A few weeks ago, I described a study about how post-COVID, 15-20% of people had difficultly drawing a ‘stick figure’, known as the Rey-Osterrieth Complex Figure (ROCF), and I observed:
I have no idea what the implications of this are, for let’s say, surgery. Or driving. Or standardized test scores. Though I imagine good is the wrong adjective. \It’s also not clear if this is permanent–and they may learn to compensate by ‘remembering’ the image. But this is really… not good. And around twenty percent (remember, some will fail in the absence of COVID) is so high, that even if things like vaccination lower the chance of this happening, we’re still looking at a non-trivial fraction of people with this dysfunction several months after infection.
A recent preprint analyzed the results of 84,285 Great British Intelligence Test participants who completed a questionnaire about COVID-19 infection (suspected and confirmed). Even those who had mild symptoms not requiring hospitalization showed a decrease of 0.04 standard deviations in overall scores (“global cognitive scores”). When examined further, the subgroup of tests that examine semantic problem solving and visual selective attention were affected the most. In the study I discussed previously, the effects were largely seen on the ROCF, which assesses assess visuospatial abilities, executive functions, and memory, so the same broad classes appear to be affected.

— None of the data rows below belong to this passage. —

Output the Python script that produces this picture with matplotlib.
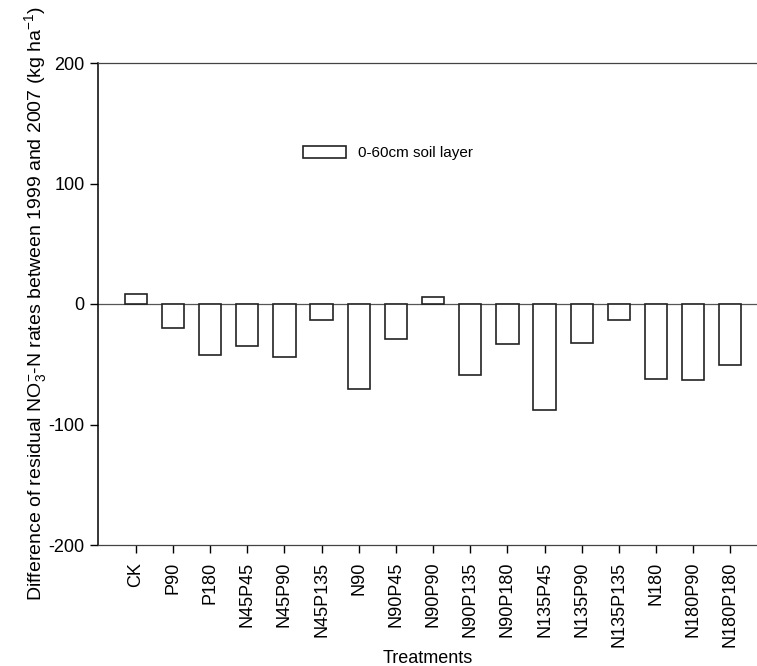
import matplotlib
matplotlib.use("Agg")
import matplotlib.pyplot as plt
import numpy as np

treatments = ["CK", "P90", "P180", "N45P45", "N45P90", "N45P135", "N90", "N90P45",
              "N90P90", "N90P135", "N90P180", "N135P45", "N135P90", "N135P135",
              "N180", "N180P90", "N180P180"]
values = [8.5, -20.3, -42.0, -34.6, -43.7, -13.2, -70.5, -29.0,
          5.5, -59.0, -33.1, -87.9, -32.2, -13.0, -62.1, -63.0, -50.5]
yticks = [-200, -100, 0, 100, 200]

plt.rcParams['font.family'] = ['Liberation Sans', 'DejaVu Sans']
plt.rcParams['axes.unicode_minus'] = False
plt.rcParams['mathtext.fontset'] = 'custom'
plt.rcParams['mathtext.rm'] = 'Liberation Sans'
plt.rcParams['mathtext.it'] = 'Liberation Sans'

fig = plt.figure(figsize=(7.57, 6.66), dpi=100)
ax = fig.add_axes([98/757, 1-545/666, 1-98/757, (545-63)/666])

x = np.arange(len(treatments))
ax.bar(x, values, width=0.6, facecolor='white', edgecolor='#222222', linewidth=1.2,
       label='0-60cm soil layer', zorder=3)
ax.axhline(0, color='#555555', linewidth=0.9, zorder=2)

ax.set_xlim(-1.02, 16.72)
ax.set_ylim(-200, 200)
ax.set_yticks(yticks)
ax.set_xticks(x)
ax.set_xticklabels(treatments, rotation=90, fontsize=13)
ax.tick_params(axis='y', labelsize=13, direction='out', length=6, width=1)
ax.tick_params(axis='x', direction='out', length=6, width=1, pad=6)

ax.spines['right'].set_visible(False)
ax.spines['top'].set_color('#444444')
ax.spines['top'].set_linewidth(0.9)
ax.spines['bottom'].set_color('#444444')
ax.spines['bottom'].set_linewidth(0.9)
ax.spines['left'].set_linewidth(1.1)

ax.set_xlabel('Treatments', fontsize=13, labelpad=2)
ax.set_ylabel(r'Difference of residual NO$_{3}^{-}$-N rates between 1999 and 2007 (kg ha$^{-1}$)',
              fontsize=14, labelpad=0)

leg = ax.legend(loc='center left', bbox_to_anchor=(303/757, 1-153/666),
                bbox_transform=fig.transFigure, frameon=False, fontsize=11,
                handlelength=2.8, handleheight=0.9, handletextpad=0.8, borderpad=0,
                borderaxespad=0)

fig.savefig('out.png', dpi=100)
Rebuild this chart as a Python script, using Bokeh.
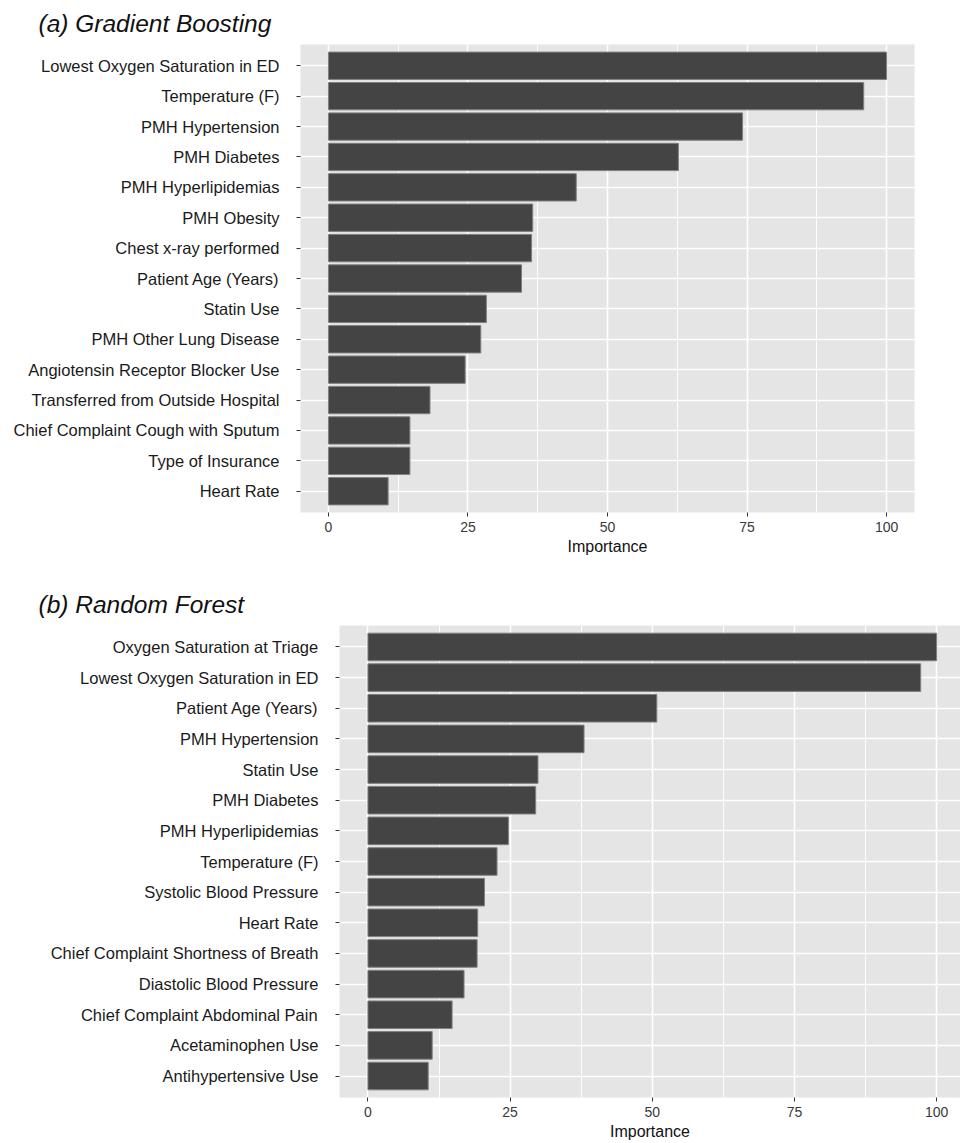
from bokeh.plotting import figure
from bokeh.models import FactorRange, Range1d, FixedTicker, ColumnDataSource
from bokeh.embed import file_html
from bokeh.resources import INLINE

gb_features = ["Lowest Oxygen Saturation in ED", "Temperature (F)", "PMH Hypertension",
               "PMH Diabetes", "PMH Hyperlipidemias", "PMH Obesity", "Chest x-ray performed",
               "Patient Age (Years)", "Statin Use", "PMH Other Lung Disease",
               "Angiotensin Receptor Blocker Use", "Transferred from Outside Hospital",
               "Chief Complaint Cough with Sputum", "Type of Insurance", "Heart Rate"]
gb_importance = [100, 95.9, 74.2, 62.7, 44.4, 36.6, 36.4, 34.6, 28.3, 27.3, 24.5, 18.2, 14.6, 14.6, 10.7]

rf_features = ["Oxygen Saturation at Triage", "Lowest Oxygen Saturation in ED", "Patient Age (Years)",
               "PMH Hypertension", "Statin Use", "PMH Diabetes", "PMH Hyperlipidemias",
               "Temperature (F)", "Systolic Blood Pressure", "Heart Rate",
               "Chief Complaint Shortness of Breath", "Diastolic Blood Pressure",
               "Chief Complaint Abdominal Pain", "Acetaminophen Use", "Antihypertensive Use"]
rf_importance = [100, 97.2, 50.8, 38.0, 29.9, 29.5, 24.7, 22.7, 20.5, 19.3, 19.2, 16.9, 14.8, 11.3, 10.6]

x_ticks = [0, 25, 50, 75, 100]
x_minor = [12.5, 37.5, 62.5, 87.5]
x_label = "Importance"
titles = ["(a)  Gradient Boosting", "(b)  Random Forest"]

SANS = "Liberation Sans"


def panel(features, importance, title, width, height, mb, x_end, title_offset):
    src = ColumnDataSource(dict(feature=features, importance=importance))
    p = figure(width=width, height=height,
               y_range=FactorRange(factors=features[::-1], range_padding=0.2,
                                   range_padding_units="absolute"),
               x_range=Range1d(-5, x_end),
               output_backend="svg", toolbar_location=None,
               min_border_left=mb[0], min_border_right=mb[1],
               min_border_top=mb[2], min_border_bottom=mb[3])
    p.background_fill_color = "#E5E5E5"
    p.border_fill_color = "white"
    p.outline_line_color = None

    p.title.text = title
    p.title.align = "left"
    p.title.offset = title_offset
    p.title.text_font = SANS
    p.title.text_font_size = "24.5px"
    p.title.text_font_style = "italic"
    p.title.text_color = "#111111"
    p.title.standoff = 15

    p.hbar(y="feature", right="importance", left=0, height=0.9, source=src,
           fill_color="#444444", line_color="#808080", line_width=1)

    p.xaxis.ticker = FixedTicker(ticks=x_ticks, minor_ticks=x_minor)
    p.xaxis.axis_label = x_label
    p.xaxis.axis_label_text_font = SANS
    p.xaxis.axis_label_text_font_size = "16px"
    p.xaxis.axis_label_text_font_style = "normal"
    p.xaxis.axis_label_text_color = "#111111"
    p.xaxis.axis_label_standoff = 3
    p.xaxis.major_label_text_font = SANS
    p.xaxis.major_label_text_font_size = "14px"
    p.xaxis.major_label_text_color = "#3a3a3a"
    p.xaxis.major_label_standoff = 5

    p.yaxis.major_label_text_font = SANS
    p.yaxis.major_label_text_font_size = "16.5px"
    p.yaxis.major_label_text_color = "#1a1a1a"
    p.yaxis.major_label_standoff = 17

    for ax in (p.xaxis, p.yaxis):
        ax.axis_line_color = None
        ax.major_tick_line_color = "#333333"
        ax.major_tick_line_width = 1
        ax.major_tick_in = 0
        ax.major_tick_out = 4
        ax.minor_tick_line_color = None

    p.xgrid.grid_line_color = "white"
    p.xgrid.grid_line_width = 1.6
    p.xgrid.minor_grid_line_color = "white"
    p.xgrid.minor_grid_line_width = 0.9
    p.ygrid.grid_line_color = "white"
    p.ygrid.grid_line_width = 1.6
    return p


pa = panel(gb_features, gb_importance, titles[0], 960, 562, (300, 46, 43, 50), 105, -262)
pb = panel(rf_features, rf_importance, titles[1], 960, 581, (339, 0, 63, 46), 104.2, -301)

open("out.html", "w").write(file_html([pa, pb], INLINE))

In this study, unfortunately, the results are phrased exclusively as changes in standard deviations, which will mask how the changes happened: is this an across-the-board decline, or is an increased, but small percentage of test takers performing horribly. Hopefully, if they publish this study, the authors will report how many people who had COVID perform poorly (e.g., 1.5 standard deviations below the mean; this cutoff is the bottom 6.5% of pre-COVID test takers). We also don’t know what effect, if any, vaccination has (that wasn’t asked).
Still, if you are still trying to avoid (re)infection, you are not the weirdo. Because the flu–or a common cold–does not affect cognition like this in this many people.